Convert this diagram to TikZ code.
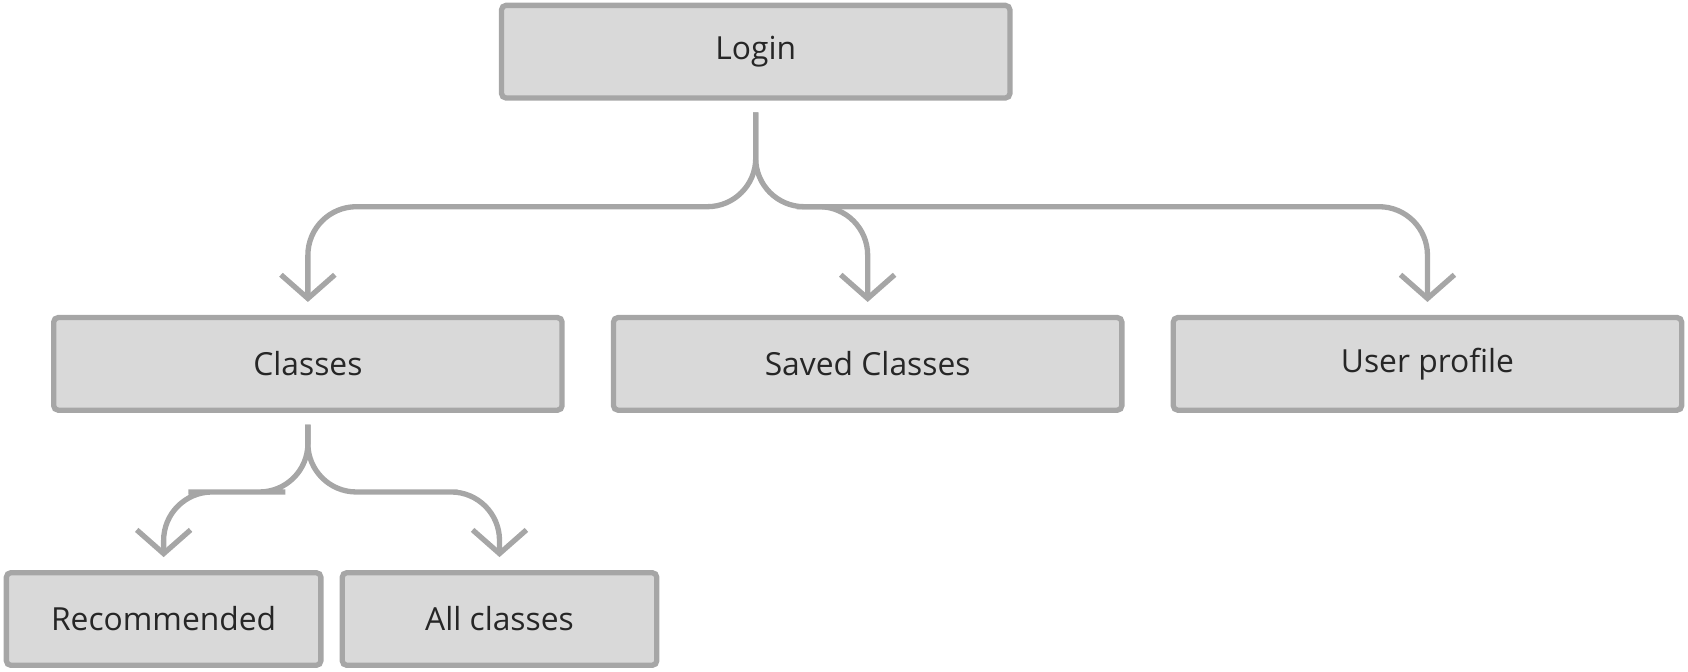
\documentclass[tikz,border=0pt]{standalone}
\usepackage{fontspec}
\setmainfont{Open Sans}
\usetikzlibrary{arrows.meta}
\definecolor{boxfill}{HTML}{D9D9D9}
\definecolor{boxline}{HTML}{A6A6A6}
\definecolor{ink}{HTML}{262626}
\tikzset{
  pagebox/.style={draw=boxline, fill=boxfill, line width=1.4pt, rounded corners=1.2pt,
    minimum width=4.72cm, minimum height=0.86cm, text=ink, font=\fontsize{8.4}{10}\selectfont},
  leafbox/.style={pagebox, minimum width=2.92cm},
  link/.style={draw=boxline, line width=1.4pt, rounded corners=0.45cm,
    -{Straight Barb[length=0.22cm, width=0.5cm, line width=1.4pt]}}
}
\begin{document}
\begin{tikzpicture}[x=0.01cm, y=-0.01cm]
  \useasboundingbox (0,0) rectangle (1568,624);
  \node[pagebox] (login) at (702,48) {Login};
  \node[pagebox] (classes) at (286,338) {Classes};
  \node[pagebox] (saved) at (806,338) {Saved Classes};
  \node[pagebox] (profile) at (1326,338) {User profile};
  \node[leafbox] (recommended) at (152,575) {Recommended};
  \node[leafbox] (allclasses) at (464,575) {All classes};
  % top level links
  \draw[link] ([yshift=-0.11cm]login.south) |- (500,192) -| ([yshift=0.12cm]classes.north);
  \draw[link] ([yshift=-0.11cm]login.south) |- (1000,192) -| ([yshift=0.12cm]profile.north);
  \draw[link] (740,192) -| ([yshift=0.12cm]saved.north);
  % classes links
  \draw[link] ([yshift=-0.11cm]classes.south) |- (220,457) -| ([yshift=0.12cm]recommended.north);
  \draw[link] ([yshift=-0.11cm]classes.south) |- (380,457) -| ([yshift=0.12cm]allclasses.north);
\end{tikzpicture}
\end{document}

- Written problem
Reproduce every line above as written, skipping pictures.

- Reply
Convert this diagram to TikZ code.
\documentclass[tikz,border=0pt]{standalone}
\usepackage{fontspec}
\setmainfont{Open Sans}
\usetikzlibrary{arrows.meta}
\definecolor{boxfill}{HTML}{D9D9D9}
\definecolor{boxline}{HTML}{A6A6A6}
\definecolor{ink}{HTML}{262626}
\tikzset{
  pagebox/.style={draw=boxline, fill=boxfill, line width=1.4pt, rounded corners=1.2pt,
    minimum width=4.72cm, minimum height=0.86cm, text=ink, font=\fontsize{8.4}{10}\selectfont},
  leafbox/.style={pagebox, minimum width=2.92cm},
  link/.style={draw=boxline, line width=1.4pt, rounded corners=0.45cm,
    -{Straight Barb[length=0.22cm, width=0.5cm, line width=1.4pt]}}
}
\begin{document}
\begin{tikzpicture}[x=0.01cm, y=-0.01cm]
  \useasboundingbox (0,0) rectangle (1568,624);
  \node[pagebox] (login) at (702,48) {Login};
  \node[pagebox] (classes) at (286,338) {Classes};
  \node[pagebox] (saved) at (806,338) {Saved Classes};
  \node[pagebox] (profile) at (1326,338) {User profile};
  \node[leafbox] (recommended) at (152,575) {Recommended};
  \node[leafbox] (allclasses) at (464,575) {All classes};
  % top level links
  \draw[link] ([yshift=-0.11cm]login.south) |- (500,192) -| ([yshift=0.12cm]classes.north);
  \draw[link] ([yshift=-0.11cm]login.south) |- (1000,192) -| ([yshift=0.12cm]profile.north);
  \draw[link] (740,192) -| ([yshift=0.12cm]saved.north);
  % classes links
  \draw[link] ([yshift=-0.11cm]classes.south) |- (220,457) -| ([yshift=0.12cm]recommended.north);
  \draw[link] ([yshift=-0.11cm]classes.south) |- (380,457) -| ([yshift=0.12cm]allclasses.north);
\end{tikzpicture}
\end{document}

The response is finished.